The doctrine of sanctification is one of those "already / not yet" things that is, from our human point of view at least, a process rather than an event. While all that we need for life and godliness has been (past tense) completely provided to us in Christ, we still find ourselves as Paul described in Romans 7:14-25, in this ongoing battle against a "defeated" foe - our old selves, the world, and the devil.

I have learned that winning all these battles is not the point. It is the struggle itself that yields the rewards of increasing "righteousness" in our experience of it here in these corrupted mortal bodies. It is our own human experience of Christ's righteousness while still in these corrupt mortal bodies that is being referred to in sanctification. It "looks like" infused righteousness, as though we are gradually getting more and more "righteous" as we continue to walk in discipleship to Christ.

So justification has to do with our "legal status" in the court of God's justice, while sanctification deals with our experience of Christ while we eagerly await the redemption of our corrupt bodies.

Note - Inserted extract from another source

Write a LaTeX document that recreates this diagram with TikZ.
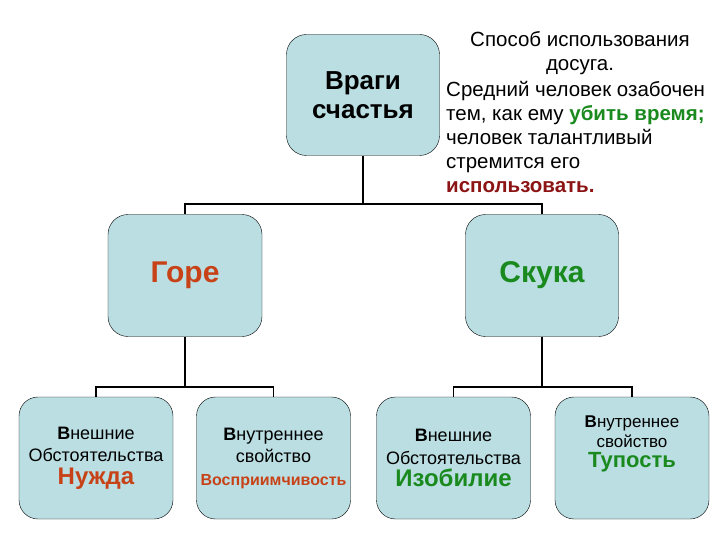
\documentclass[tikz,border=0pt]{standalone}
\usepackage{fontspec}
\setmainfont{Liberation Sans}
\usetikzlibrary{positioning}
\definecolor{boxfill}{RGB}{186,222,226}
\definecolor{griefred}{RGB}{200,66,24}
\definecolor{boregreen}{RGB}{26,138,30}
\definecolor{darkred}{RGB}{140,20,20}

\begin{document}
\begin{tikzpicture}[
    x=1pt, y=-1pt,
    bigbox/.style={draw=black, fill=boxfill, rounded corners=20pt, minimum width=153pt, minimum height=122pt, inner sep=0pt, align=center},
    smallbox/.style={draw=black, fill=boxfill, rounded corners=19pt, minimum width=154pt, minimum height=122pt, inner sep=0pt, align=center, font=\fontsize{18}{22.5}\selectfont},
    note/.style={inner sep=0pt, font=\fontsize{20.5}{24}\selectfont},
    link/.style={line width=1.8pt}
]
\useasboundingbox (0,0) rectangle (720,540);

% top box and the note beside it
\node[bigbox, minimum height=121pt, font=\bfseries\fontsize{26}{29}\selectfont] (vragi) at (363,95) {Враги\\счастья};
\node[note, anchor=north, align=center] (note1) at (580,31) {Способ использования\\досуга.};
\node[note, anchor=north west, align=left] (note2) at (446,81) {Средний человек озабочен\\тем, как ему {\bfseries\color{boregreen}убить время;}\\человек талантливый\\стремится его\\{\bfseries\color{darkred}использовать.}};

% middle row
\node[bigbox, minimum width=154pt, font=\bfseries\fontsize{30}{34}\selectfont, text=griefred] (gore) at (185,275.5) {Горе};
\node[bigbox, font=\bfseries\fontsize{30}{34}\selectfont, text=boregreen] (skuka) at (542,275.5) {Скука};

% bottom row
\node[smallbox] (nuzhda) at (96,458) {{\bfseries В}нешние\\Обстоятельства\\{\bfseries\fontsize{24}{25}\selectfont\color{griefred}Нужда}};
\node[smallbox] (vospr) at (273.5,458) {{\bfseries В}нутреннее\\свойство\\{\bfseries\fontsize{16}{21}\selectfont\color{griefred}Восприимчивость}};
\node[smallbox] (izob) at (453.5,458) {{\bfseries В}нешние\\Обстоятельства\\{\bfseries\fontsize{24}{25}\selectfont\color{boregreen}Изобилие}};
\node[smallbox] (tupost) at (632,458) {};
\node[align=center, inner sep=0pt, font=\fontsize{17}{20}\selectfont] (tuptext) at (632,444) {{\bfseries В}нутреннее\\свойство\\{\bfseries\fontsize{22}{25}\selectfont\color{boregreen}Тупость}};

% connectors
\coordinate (topfork) at (363,204);
\coordinate (leftfork) at (185,387);
\coordinate (rightfork) at (542,387);
\draw[link] (vragi) -- (topfork) -| (gore);
\draw[link] (topfork) -| (skuka);
\draw[link] (gore) -- (leftfork) -| (nuzhda);
\draw[link] (leftfork) -| (vospr);
\draw[link] (skuka) -- (rightfork) -| (izob);
\draw[link] (rightfork) -| (tupost);

\end{tikzpicture}
\end{document}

Roman Catholics do not teach imputation of Christ's righteousness to believers (although they do teach a form of imputation regarding Adam's sin being imputed to his descendants in "original sin") because they make no distinction between justification and sanctification. But the two are different things, even though both are part of Christ's fully accomplished work on Earth.

Our bodies remain totally depraved. Every one of us is completely capable of falling into the most gross, habitual, wicked sins imaginable while we live in these bodies. When the Lord redeems our bodies, we will enjoy the freedom from the presence of sin and from it's influence upon our corruptible bodies in a fallen world.